- **GOAL**
Single out the lines that include the word "this". Copy them.

(Figure scripts)
=======
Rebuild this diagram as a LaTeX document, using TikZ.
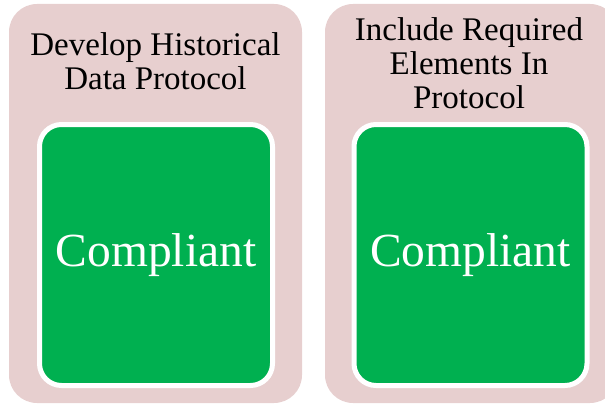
\documentclass[tikz,border=0pt]{standalone}
\usepackage{fontspec}
\setmainfont{Liberation Serif}
\definecolor{pinkbg}{RGB}{231,207,207}
\definecolor{greenbox}{RGB}{0,176,80}
\begin{document}
\begin{tikzpicture}[x=1pt,y=-1pt,
  panel/.style={fill=pinkbg, draw=none, rounded corners=28pt, minimum width=293pt, minimum height=399pt, inner sep=0pt, outer sep=0pt},
  status/.style={fill=greenbox, draw=white, line width=5pt, rounded corners=22pt, minimum width=233pt, minimum height=261pt, inner sep=0pt, text=white, font=\fontsize{47.5}{50}\selectfont},
  title/.style={align=center, anchor=base, inner sep=0pt, font=\fontsize{33}{34}\selectfont}]
\useasboundingbox (0,0) rectangle (605,404);
\node[panel] (p1) at (155.5,203.5) {};
\node[panel] (p2) at (471.5,203.5) {};
\node[title] (t1) at (155.5,89) {Develop Historical\\Data Protocol};
\node[title] (t2) at (469,108) {Include Required\\Elements In\\Protocol};
\node[status] (g1) at (156,255) {Compliant};
\node[status] (g2) at (470.5,255) {Compliant};
\end{tikzpicture}
\end{document}
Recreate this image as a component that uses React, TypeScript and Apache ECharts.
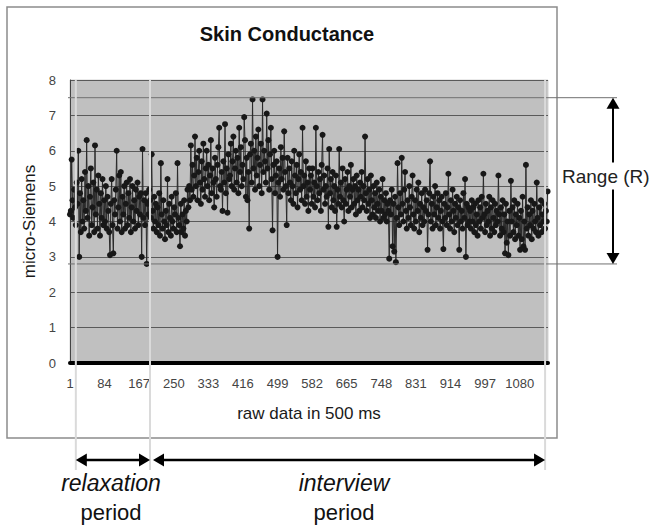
import { useEffect, useRef } from "react";
import * as echarts from "echarts";

const FONT = "'Liberation Sans', Arial, Helvetica, sans-serif";

// one reading every STEP raw samples (index 0 = sample "1")
const STEP = 2;

// samples 1-192
const relaxationValues = [
  4.2, 4.3, 5.75, 4.6, 4.1, 4.9, 4.4, 3.9, 5.1, 4.5,
  6.0, 3.0, 4.8, 3.7, 5.2, 4.0, 4.6, 3.8, 5.4, 4.3,
  6.3, 4.1, 5.0, 3.6, 4.7, 5.5, 3.9, 4.4, 5.1, 3.7,
  6.15, 4.2, 4.9, 3.8, 5.3, 4.5, 3.6, 4.8, 4.1, 5.2,
  3.9, 4.6, 4.0, 5.0, 3.8, 4.7, 4.3, 3.7, 3.05, 4.5,
  5.2, 3.9, 3.1, 4.6, 4.2, 4.9, 6.0, 3.8, 4.4, 5.3,
  4.0, 5.4, 3.7, 4.7, 4.2, 5.0, 3.8, 4.5, 5.1, 3.9,
  4.8, 4.1, 5.2, 3.7, 4.4, 5.0, 4.0, 4.6, 3.8, 4.9,
  4.3, 5.1, 3.9, 4.7, 4.2, 4.8, 3.0, 6.05, 4.1, 4.6,
  3.9, 4.8, 2.8, 4.5, 4.2, 4.9,
];

// samples 193-384
const interviewValuesA = [
  4.6, 4.1, 5.9, 4.3, 3.8, 4.7, 4.0, 4.5, 3.7, 4.4,
  3.9, 4.8, 3.6, 5.65, 4.2, 3.8, 4.6, 4.0, 3.5, 4.3,
  3.9, 5.2, 3.7, 4.5, 4.1, 3.6, 4.7, 4.0, 3.8, 4.4,
  4.2, 4.8, 3.7, 5.65, 4.1, 3.9, 3.3, 4.5, 3.7, 4.2,
  3.8, 4.6, 3.6, 4.3, 4.0, 4.9, 4.4, 5.0, 4.6, 6.15,
  4.9, 5.6, 4.7, 5.3, 6.4, 5.0, 5.8, 4.6, 5.4, 6.0,
  5.1, 4.5, 5.7, 4.9, 6.2, 5.2, 4.7, 5.5, 6.0, 5.0,
  5.6, 4.6, 5.3, 6.3, 4.8, 5.5, 5.1, 4.4, 5.8, 5.2,
  4.7, 5.6, 6.1, 6.65, 5.0, 4.9, 5.4, 4.3, 5.7, 5.1,
  6.75, 4.8, 5.5, 4.25, 5.9, 5.2,
];

// samples 385-576
const interviewValuesB = [
  5.3, 6.2, 5.0, 5.7, 6.4, 4.9, 5.5, 6.0, 5.1, 5.8,
  4.8, 6.65, 5.4, 6.1, 5.0, 5.6, 5.2, 6.95, 6.3, 4.7,
  5.8, 4.6, 5.4, 3.8, 5.9, 6.2, 5.1, 7.45, 5.5, 6.0,
  4.9, 6.4, 5.3, 5.8, 6.6, 5.0, 5.6, 6.2, 4.8, 7.45,
  5.4, 6.0, 5.7, 5.1, 7.05, 5.5, 6.3, 4.9, 5.9, 6.65,
  5.2, 3.75, 5.6, 6.0, 4.8, 5.3, 5.7, 3.0, 5.1, 5.5,
  4.7, 6.1, 5.2, 5.8, 4.9, 6.55, 5.4, 5.0, 3.9, 5.8,
  4.8, 5.5, 5.1, 4.6, 5.7, 5.0, 4.5, 6.0, 5.3, 4.8,
  5.6, 4.4, 5.2, 5.9, 4.9, 5.4, 4.6, 6.65, 5.0, 5.3,
  4.5, 5.7, 4.7, 5.1, 4.3, 5.5,
];

// samples 577-768
const interviewValuesC = [
  4.9, 5.3, 4.5, 5.5, 4.7, 5.1, 4.4, 6.65, 5.0, 4.6,
  5.4, 4.8, 5.2, 4.3, 5.6, 6.45, 4.9, 5.3, 4.5, 5.0,
  4.7, 5.5, 3.85, 6.05, 4.8, 5.2, 4.4, 5.4, 4.6, 5.0,
  4.3, 5.3, 3.85, 4.9, 4.5, 6.05, 4.7, 5.1, 4.4, 5.5,
  4.6, 4.0, 5.2, 4.5, 4.9, 5.4, 4.3, 5.0, 4.7, 5.6,
  4.4, 4.9, 5.2, 4.5, 5.0, 4.2, 5.3, 4.6, 4.9, 4.3,
  5.1, 4.7, 5.4, 4.4, 5.0, 4.6, 6.4, 4.8, 4.3, 5.2,
  4.5, 4.9, 4.1, 5.3, 4.6, 4.2, 5.0, 4.4, 4.8, 4.1,
  5.1, 4.5, 4.3, 4.9, 4.0, 4.7, 4.3, 5.2, 4.1, 4.6,
  4.2, 4.8, 4.0, 4.5, 4.3, 2.95,
];

// samples 769-960
const interviewValuesD = [
  4.6, 4.2, 4.9, 3.3, 4.5, 3.15, 4.7, 2.85, 4.1, 5.65,
  4.4, 3.9, 4.8, 4.2, 5.8, 4.5, 4.0, 4.9, 5.4, 4.3,
  3.8, 4.6, 4.1, 5.0, 4.4, 3.9, 4.7, 5.3, 4.2, 3.8,
  4.6, 4.0, 4.9, 4.3, 5.1, 3.7, 4.5, 4.1, 4.8, 3.9,
  4.4, 4.0, 4.9, 4.3, 4.6, 3.2, 4.2, 4.8, 5.7, 4.0,
  4.5, 3.8, 4.7, 4.2, 5.0, 3.9, 4.4, 4.8, 4.1, 4.6,
  3.8, 4.3, 4.7, 4.0, 3.22, 4.5, 4.1, 4.8, 3.9, 4.4,
  5.35, 4.2, 3.8, 4.6, 4.0, 4.9, 4.3, 3.7, 4.5, 4.1,
  4.7, 3.9, 4.4, 3.2, 4.6, 4.0, 4.3, 3.8, 4.8, 4.1,
  5.2, 3.0, 4.5, 3.9, 4.4, 4.0,
];

// samples 961-1147
const interviewValuesE = [
  4.3, 3.8, 4.6, 4.0, 4.4, 3.7, 4.5, 3.9, 4.2, 3.6,
  4.6, 4.0, 4.4, 3.8, 4.7, 4.1, 5.35, 4.2, 3.7, 4.5,
  3.9, 4.3, 4.0, 4.7, 3.6, 4.4, 3.8, 4.6, 4.1, 3.7,
  4.5, 3.9, 4.3, 4.0, 5.3, 4.2, 3.6, 4.4, 3.8, 4.6,
  3.7, 4.2, 3.1, 4.5, 3.4, 4.0, 3.05, 4.3, 3.6, 5.15,
  4.0, 4.4, 3.7, 4.6, 3.5, 4.2, 3.9, 4.5, 3.6, 4.1,
  3.2, 4.3, 3.5, 4.7, 3.3, 4.0, 3.2, 5.6, 3.8, 4.4,
  3.6, 4.2, 3.9, 4.6, 3.5, 4.3, 3.8, 4.5, 4.0, 3.7,
  5.1, 4.1, 3.6, 4.4, 3.9, 4.6, 3.7, 4.2, 4.0, 4.5,
  3.8, 4.3, 4.0, 4.85,
];

const xTickLabels = ["1", "84", "167", "250", "333", "416", "499", "582", "665", "748", "831", "914", "997", "1080"];
const X_TICK_STEP = 83;
const X_MAX = 1147;

// annotations (values on the chart's own scales)
const rangeTop = 7.5;
const rangeBottom = 2.8;
const periodBounds = [14, 192, 1140]; // relaxation start, relaxation end / interview start, interview end

export default function App() {
  const ref = useRef<HTMLDivElement>(null);

  useEffect(() => {
    const chart = echarts.init(ref.current!, null, { renderer: "svg" });
    const all = [
      ...relaxationValues,
      ...interviewValuesA,
      ...interviewValuesB,
      ...interviewValuesC,
      ...interviewValuesD,
      ...interviewValuesE,
    ];
    const data = all.map((v, i) => [i * STEP, v]);

    chart.setOption({
      animation: false,
      backgroundColor: "#ffffff",
      textStyle: { fontFamily: FONT },
      title: {
        text: "Skin Conductance",
        left: 282,
        top: 19,
        textAlign: "center",
        textStyle: { fontFamily: FONT, fontSize: 20, fontWeight: "bold", color: "#111" },
      },
      grid: {
        left: 70,
        right: 110,
        top: 80,
        bottom: 165,
        show: true,
        backgroundColor: "#c0c0c0",
        borderColor: "#d4d4d4",
        borderWidth: 1,
        containLabel: false,
      },
      xAxis: {
        type: "value",
        min: 0,
        max: X_MAX,
        interval: X_TICK_STEP,
        name: "raw data in 500 ms",
        nameLocation: "middle",
        nameGap: 42,
        nameTextStyle: { fontFamily: FONT, fontSize: 17, color: "#1a1a1a" },
        axisLine: { show: true, onZero: false, lineStyle: { color: "#000", width: 4 } },
        axisTick: { show: false },
        splitLine: { show: false },
        axisLabel: {
          margin: 14,
          fontFamily: FONT,
          fontSize: 13,
          color: "#444",
          showMaxLabel: false,
          formatter: (v: number) => xTickLabels[Math.round(v / X_TICK_STEP)] ?? "",
        },
      },
      yAxis: {
        type: "value",
        min: 0,
        max: 8,
        interval: 1,
        name: "micro-Siemens",
        nameLocation: "middle",
        nameGap: 27,
        nameTextStyle: { fontFamily: FONT, fontSize: 17, color: "#1a1a1a" },
        axisLine: { show: true, lineStyle: { color: "#444", width: 1 } },
        axisTick: { show: false },
        splitLine: { show: true, lineStyle: { color: "#5a5a5a", width: 1 } },
        axisLabel: { margin: 14, fontFamily: FONT, fontSize: 13, color: "#444" },
      },
      series: [
        {
          type: "line",
          data,
          z: 2,
          showSymbol: true,
          showAllSymbol: true,
          symbol: "circle",
          symbolSize: 6,
          lineStyle: { color: "#2a2a2a", width: 1 },
          itemStyle: { color: "#181818" },
        },
      ],
    });

    const px = (x: number, y: number) => chart.convertToPixel({ gridIndex: 0 }, [x, y]) as number[];
    const yR1 = px(0, rangeTop)[1];
    const yR2 = px(0, rangeBottom)[1];
    const xB = periodBounds.map((b) => px(b, 0)[0]);
    const plotTop = px(0, 8)[1];
    const arrowY = 460;
    const rangeX = 613;
    const head = 11;
    const hw = 6.5;

    const lightLine = (x: number) => ({
      type: "line",
      z: 5,
      shape: { x1: x, y1: plotTop, x2: x, y2: arrowY + 10 },
      style: { stroke: "#dadada", lineWidth: 2 },
    });

    const label = (text: string, x: number, y: number, size: number, italic: boolean) => ({
      type: "text",
      z: 6,
      x,
      y,
      style: {
        text,
        fontFamily: FONT,
        fontSize: size,
        fontStyle: italic ? "italic" : "normal",
        fill: "#111",
        align: "center",
        verticalAlign: "middle",
        textAlign: "center",
        textVerticalAlign: "middle",
      },
    });

    chart.setOption({
      graphic: [
        {
          type: "rect",
          z: 0,
          shape: { x: 7, y: 7, width: 550, height: 431 },
          style: { fill: "none", stroke: "#8c8c8c", lineWidth: 1.5 },
        },
        // range guide lines
        {
          type: "line",
          z: 4,
          shape: { x1: 68, y1: yR1, x2: rangeX + 4, y2: yR1 },
          style: { stroke: "#707070", lineWidth: 1 },
        },
        {
          type: "line",
          z: 4,
          shape: { x1: 68, y1: yR2, x2: rangeX + 4, y2: yR2 },
          style: { stroke: "#707070", lineWidth: 1 },
        },
        {
          type: "line",
          z: 4,
          shape: { x1: rangeX, y1: yR1 + head - 1, x2: rangeX, y2: yR2 - head + 1 },
          style: { stroke: "#000", lineWidth: 2 },
        },
        {
          type: "polygon",
          z: 4,
          shape: { points: [[rangeX, yR1], [rangeX - hw, yR1 + head], [rangeX + hw, yR1 + head]] },
          style: { fill: "#000" },
        },
        {
          type: "polygon",
          z: 4,
          shape: { points: [[rangeX, yR2], [rangeX - hw, yR2 - head], [rangeX + hw, yR2 - head]] },
          style: { fill: "#000" },
        },
        {
          type: "text",
          z: 6,
          x: 562,
          y: 176,
          style: {
            text: "Range (R)",
            fontFamily: FONT,
            fontSize: 19,
            fill: "#222",
            backgroundColor: "#fff",
            padding: [4, 0, 4, 0],
            align: "left",
            verticalAlign: "middle",
            textAlign: "left",
            textVerticalAlign: "middle",
          },
        },
        // period boundaries
        lightLine(xB[0]),
        lightLine(xB[1]),
        lightLine(xB[2]),
        // relaxation arrow
        {
          type: "line",
          z: 6,
          shape: { x1: xB[0] + head - 1, y1: arrowY, x2: xB[1] - head + 1, y2: arrowY },
          style: { stroke: "#000", lineWidth: 2.5 },
        },
        {
          type: "polygon",
          z: 6,
          shape: { points: [[xB[0], arrowY], [xB[0] + head, arrowY - hw], [xB[0] + head, arrowY + hw]] },
          style: { fill: "#000" },
        },
        {
          type: "polygon",
          z: 6,
          shape: { points: [[xB[1], arrowY], [xB[1] - head, arrowY - hw], [xB[1] - head, arrowY + hw]] },
          style: { fill: "#000" },
        },
        // interview arrow
        {
          type: "line",
          z: 6,
          shape: { x1: xB[1] + 3 + head - 1, y1: arrowY, x2: xB[2] - head + 1, y2: arrowY },
          style: { stroke: "#000", lineWidth: 2.5 },
        },
        {
          type: "polygon",
          z: 6,
          shape: { points: [[xB[1] + 3, arrowY], [xB[1] + 3 + head, arrowY - hw], [xB[1] + 3 + head, arrowY + hw]] },
          style: { fill: "#000" },
        },
        {
          type: "polygon",
          z: 6,
          shape: { points: [[xB[2], arrowY], [xB[2] - head, arrowY - hw], [xB[2] - head, arrowY + hw]] },
          style: { fill: "#000" },
        },
        // period labels
        label("relaxation", 111, 483, 23, true),
        label("period", 111, 512, 22, false),
        label("interview", 344, 483, 23, true),
        label("period", 344, 512, 22, false),
      ],
    });

    return () => chart.dispose();
  }, []);

  return (
    <div
      ref={ref}
      style={{ position: "fixed", left: 0, top: 0, width: 658, height: 528, background: "#fff" }}
    />
  );
}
=======
- **RESPONSE BELOW**
Rebuild this diagram as a LaTeX document, using TikZ.
Recreate this image as a component that uses React, TypeScript and Apache ECharts.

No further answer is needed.